In the midst of a divorce or separation, establishing the best possible living and custodial arrangements for your children is of utmost importance.
In Illinois, the courts take various factors into consideration to determine the best interests of the child. Understanding these factors can help you as you navigate through this challenging process.
1. Parental fitness
The court examines the mental and physical health of each parent. This evaluation includes a parent’s capacity to provide for the child’s physical, emotional and educational needs. Any history of abuse or neglect also comes into the equation.
2. Stability and continuity
The court favors maintaining stability and continuity in the child’s life. This can mean that the parent who has been the primary caregiver may have an advantage. Also, if it is possible to keep the child in the same school or community, the court may lean in that direction.
3. Child’s preference
If the child is old enough and mature enough, the court may take the child’s preference into account. The court will evaluate whether the child’s preference is in their own best interest.
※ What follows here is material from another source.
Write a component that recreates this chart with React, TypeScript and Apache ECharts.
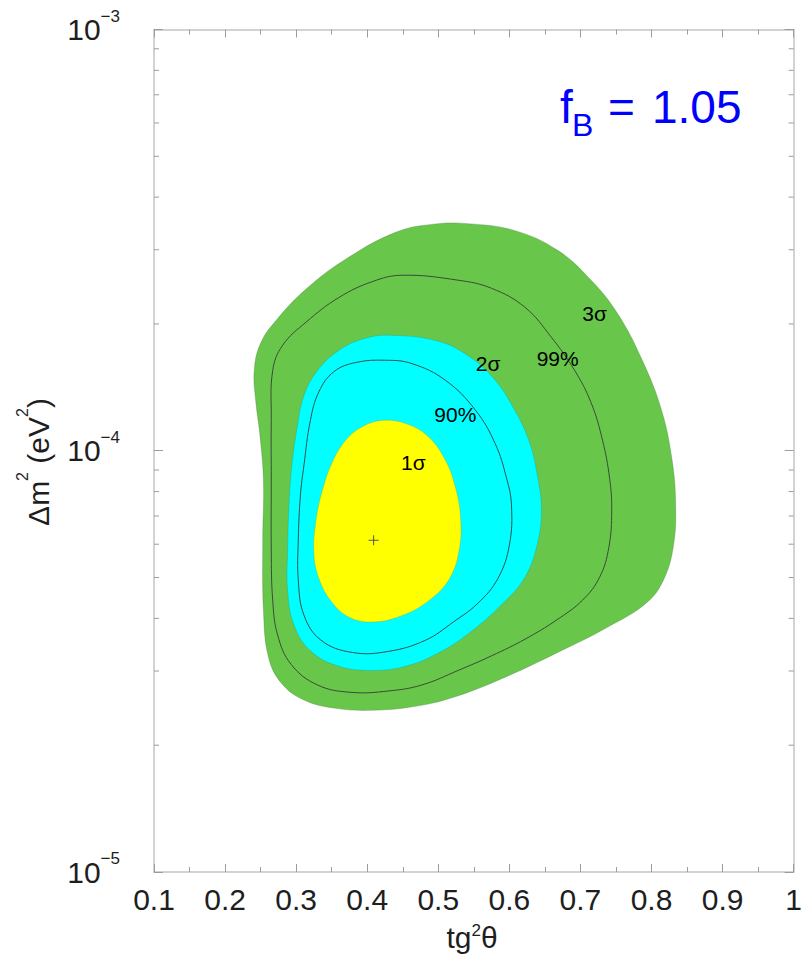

4. Willingness to co-parent
The court considers each parent’s willingness to encourage a close and continuing relationship between the child and the other parent. You need to show that you respect the child’s need for a relationship with the other parent and that you will not interfere with that relationship.
5. Cooperation with the court
Your compliance with court orders and willingness to work with the court can also affect the outcome. If you fail to follow court instructions or show disrespect to the court, this could negatively impact your case.
The overriding principle in all child custody decisions is the best interests of the child. The court weighs many factors to reach a decision that ensures the child’s safety, happiness, mental health and well-being.